Traffic planning and policy

Rule 2 at signalsThe NZ Transport Agency engaged ViaStrada to investigate options for amendments to several road user rules affecting walking and cycling, particularly near intersections, and then to prepare draft materials for implementing amended road user rule legislation for some of the rules investigated.

On behalf of the NZ Transport Agency, ViaStrada is conducting a research project to evaluate the safety challenges of e-bikes and other low-powered vehicles (mobility scooters, e-skateboards, e-unicycles, etc). The aim is to generate a set of regulatory and non-regulatory options for addressing those issues in the New Zealand context.

Part 1 of the research is a review and assessment of technology (e.g. motor controllers, throttles vs. torque activation, lighting and braking), market characteristics, sales projections, and safety studies. Part 2 includes workshops with industry and other key stakeholders to inform an assessment of potential regulatory and non-regulatory options.

Christchurch City Council (CCC) as part of the Christchurch Transport Plan (CTP) process commissioned ViaStrada to develop a GIS based cycle network. The development focus was on creating a contiguous level 1 (novice riders) and level 2 route (basic traffic skills) network. This was to align with the Christchurch Transport Plan (CTP).

ViaStrada was engaged by Hastings District Council to develop a concise walking and cycling strategy, a list of projects with rough order costs, project prioritisation system and package-level economic evaluation.
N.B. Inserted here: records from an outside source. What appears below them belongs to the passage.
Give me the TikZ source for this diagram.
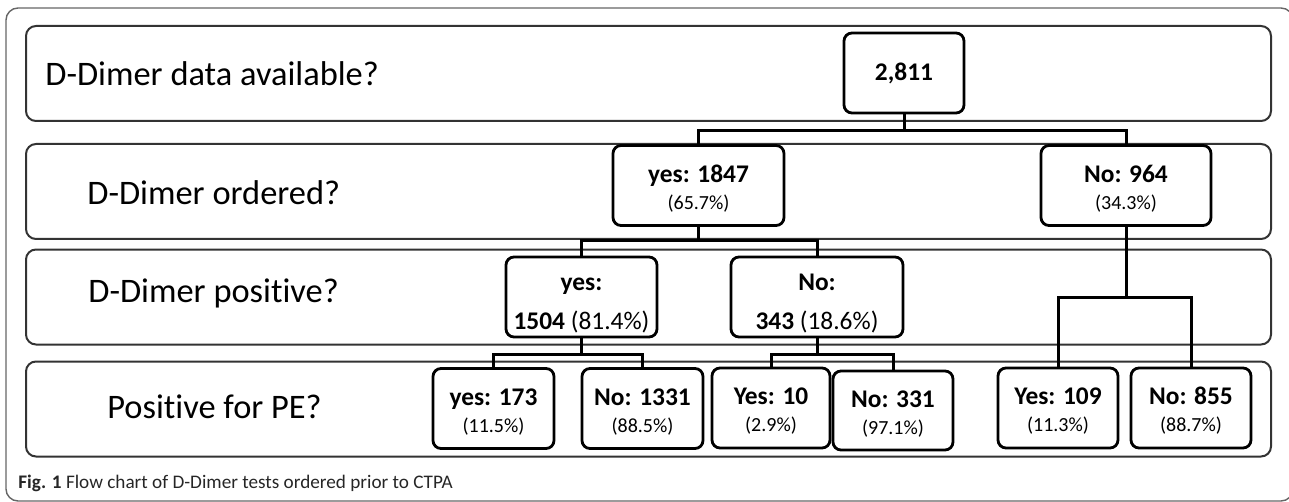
\documentclass[tikz,border=0pt]{standalone}
\usepackage{fontspec}
\setmainfont{Carlito}[Ligatures={NoCommon}]
\usetikzlibrary{positioning}
\newcommand{\pct}{\fontsize{10}{12}\selectfont}
\newcommand{\lift}{\rule{0pt}{11.5pt}}

\begin{document}
\begin{tikzpicture}[x=0.5pt,y=-0.5pt,
  band/.style={draw=black!80,line width=1pt,rounded corners=5pt,minimum width=622.5pt,minimum height=47.5pt,inner sep=0pt},
  question/.style={anchor=west,inner sep=0pt,font=\fontsize{17.2}{20}\selectfont},
  count/.style={draw,line width=1.4pt,rounded corners=4pt,align=center,inner sep=0pt,minimum height=40pt,font=\fontsize{12.7}{13.5}\bfseries},
  link/.style={line width=1.5pt}]
\useasboundingbox (0,0) rectangle (1289,502);
% outer frame
\draw [black!60,line width=0.7pt,rounded corners=6pt] (6,8) rectangle (1293,501);
% rows
\node [band] (rowA) at (648.5,73.5) {};
\node [band] (rowB) at (648.5,191.5) {};
\node [band] (rowC) at (648.5,297) {};
\node [band] (rowD) at (648.5,409) {};
\node [question] (qA) at (45,74) {D-Dimer data available?};
\node [question] (qB) at (87,193) {D-Dimer ordered?};
\node [question] (qC) at (88,293) {D-Dimer positive?};
\node [question] (qD) at (107,407) {Positive for PE?};
% counts
\node [count,minimum width=60pt] (total) at (904,73) {2,811};
\node [count,minimum width=85.5pt] (ordYes) at (698.5,185.5) {\lift yes: 1847\\{\pct\mdseries (65.7\%)}};
\node [count,minimum width=85pt] (ordNo) at (1126,185.5) {\lift No: 964\\{\pct\mdseries (34.3\%)}};
\node [count,minimum width=75.5pt] (posYes) at (581.5,297) {\rule{0pt}{14.5pt}yes:\\[6pt]1504 {\mdseries (81.4\%)}};
\node [count,minimum width=86pt] (posNo) at (817,297) {\rule{0pt}{14.5pt}No:\\[6pt]343 {\mdseries (18.6\%)}};
\node [count,minimum width=60.5pt] (peA) at (493.5,408.5) {\lift yes: 173\\{\pct\mdseries (11.5\%)}};
\node [count,minimum width=60.5pt] (peB) at (642.5,408.5) {\lift No: 1331\\{\pct\mdseries (88.5\%)}};
\node [count,minimum width=59pt] (peC) at (771,408) {\lift Yes: 10\\{\pct\mdseries (2.9\%)}};
\node [count,minimum width=60pt,minimum height=39.5pt] (peD) at (893,410.5) {\lift No: 331\\{\pct\mdseries (97.1\%)}};
\node [count,minimum width=60pt] (peE) at (1058,408) {\lift Yes: 109\\{\pct\mdseries (11.3\%)}};
\node [count,minimum width=60pt] (peF) at (1191,408) {\lift No: 855\\{\pct\mdseries (88.7\%)}};
% links
\draw [link] (total.south) -- ++(0,16) -| (ordYes.north);
\draw [link] (total.south) -- ++(0,16) -| (ordNo.north);
\draw [link] (ordYes.south) -- ++(0,14) -| (posYes.north);
\draw [link] (ordYes.south) -- ++(0,14) -| (posNo.north);
\draw [link] (posYes.south) -- ++(0,16) -| (peA.north);
\draw [link] (posYes.south) -- ++(0,16) -| (peB.north);
\draw [link] (posNo.south) -- ++(0,16) -| (peC.north);
\draw [link] (posNo.south) -- ++(0,16) -| (peD.north);
\draw [link] (ordNo.south) -- ++(0,71) -| (peE.north);
\draw [link] (ordNo.south) -- ++(0,71) -| (peF.north);
% caption
\node [anchor=west,inner sep=0pt,text=black!85,font=\fontsize{9.6}{11}\selectfont] (cap) at (18,483) {\textbf{Fig. 1} Flow chart of D-Dimer tests ordered prior to CTPA};
\end{tikzpicture}
\end{document}
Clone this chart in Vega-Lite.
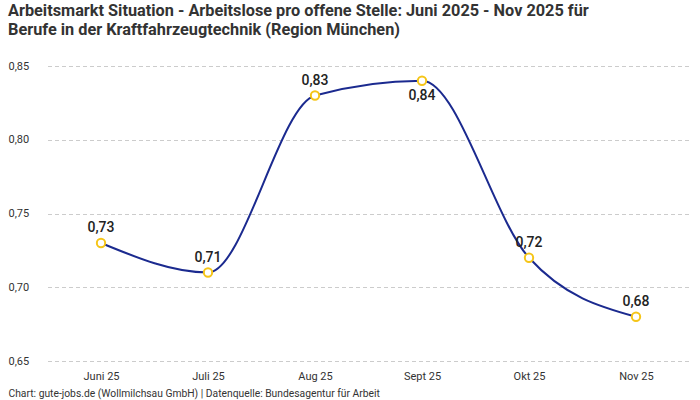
{
  "$schema": "https://vega.github.io/schema/vega-lite/v6.json",
  "width": 642,
  "height": 295,
  "autosize": {"type": "none"},
  "padding": {"left": 47.5, "top": 66, "right": 10.5, "bottom": 39},
  "background": "white",
  "title": {
    "text": ["Arbeitsmarkt Situation - Arbeitslose pro offene Stelle: Juni 2025 - Nov 2025 für", "Berufe in der Kraftfahrzeugtechnik (Region München)"],
    "anchor": "start",
    "frame": "group",
    "dx": -39.5,
    "offset": 22,
    "font": "Roboto",
    "fontSize": 16.3,
    "fontWeight": "bold",
    "color": "#333333",
    "lineHeight": 18.5
  },
  "config": {
    "locale": {"number": {"decimal": ",", "thousands": ".", "grouping": [3], "currency": ["", " €"]}},
    "view": {"stroke": null},
    "font": "Roboto"
  },
  "data": {
    "values": [
      {"monat": "Juni 25", "wert": 0.73},
      {"monat": "Juli 25", "wert": 0.71},
      {"monat": "Aug 25", "wert": 0.83},
      {"monat": "Sept 25", "wert": 0.84},
      {"monat": "Okt 25", "wert": 0.72},
      {"monat": "Nov 25", "wert": 0.68}
    ]
  },
  "encoding": {
    "x": {
      "field": "monat", "type": "ordinal", "sort": null,
      "scale": {"paddingInner": 0, "paddingOuter": 0},
      "axis": {
        "labelAngle": 0, "domain": false, "ticks": false, "grid": false,
        "labelPadding": 9, "labelFontSize": 11, "labelColor": "#333333",
        "title": "Chart: gute-jobs.de (Wollmilchsau GmbH) | Datenquelle: Bundesagentur für Arbeit",
        "titleAnchor": "start", "titleAlign": "left", "titleX": -39.5, "titleY": 32,
        "titleFontSize": 10.3, "titleFontWeight": "normal", "titleColor": "#333333", "titleBaseline": "middle"
      }
    },
    "y": {
      "field": "wert", "type": "quantitative",
      "scale": {"domain": [0.65, 0.85], "zero": false, "nice": false},
      "axis": {
        "values": [0.65, 0.7, 0.75, 0.8, 0.85], "format": ".2f",
        "domain": false, "ticks": false, "title": null,
        "labelAlign": "left", "labelPadding": 39.5, "labelFontSize": 11, "labelColor": "#333333",
        "gridColor": "#cccccc", "gridDash": [4, 3], "gridWidth": 1
      }
    }
  },
  "layer": [
    {
      "mark": {"type": "line", "interpolate": "monotone", "color": "#1b2a8f", "strokeWidth": 2}
    },
    {
      "mark": {"type": "point", "filled": false, "fill": "white", "fillOpacity": 1, "stroke": "#f5c518", "strokeWidth": 2, "size": 70, "opacity": 1}
    },
    {
      "transform": [{"filter": "datum.monat !== 'Sept 25'"}],
      "mark": {"type": "text", "dy": -15, "fontSize": 14, "fontWeight": 500, "color": "#222222"},
      "encoding": {"text": {"field": "wert", "type": "quantitative", "format": ".2f"}}
    },
    {
      "transform": [{"filter": "datum.monat === 'Sept 25'"}],
      "mark": {"type": "text", "dy": 15, "fontSize": 14, "fontWeight": 500, "color": "#222222"},
      "encoding": {"text": {"field": "wert", "type": "quantitative", "format": ".2f"}}
    }
  ]
}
Reduced traffic speeds have been shown to improve central city liveability and street activity levels. This 2011 ViaStrada project suggested the boundaries, specific techniques, design concepts, and implementation steps needed to create a pedestrian-friendly "slow core" for Christchurch. A new 30km/h slow core has now been implemented in 2016, largely mirroring the area suggested by ViaStrada.

This study focused on enhancing the walkability of the Greymouth Town Centre.  The comprehensive final report covered high level strategic planning through to detailed recommendations for site specific design investigations.

 

ViaStrada assisted CCC in reviewing options for rapid public transport services to various Christchurch suburbs and provided advice on central city PT modes, routes and station locations.

The Nelson office was selected through a competetive bid process to prepare resource consents for the Tasman Cycle Trail, as part of the national Cycle Trails initiative.

ViaStrada Nelson office was engaged as resource management consultants to obtain multiple resource consents and to manage the planning process for a proposed regional Nelson motorsport park. The park is located on a 250 ha rural site at Stanley Brook, between Murchison and Richmond.

The ViaStrada Nelson office was engaged to provide expert planning advice in respect of an appeal on the granting of over 200 consents for an hydroelectric power scheme. Council consents were granted and these were appealed, with the appellants seeking to have consent declined. Staff from ViaStrada's Nelson office were engaged by Marlborough District Council to provide expert planning evidence to the Environment Court in support of Council's decision.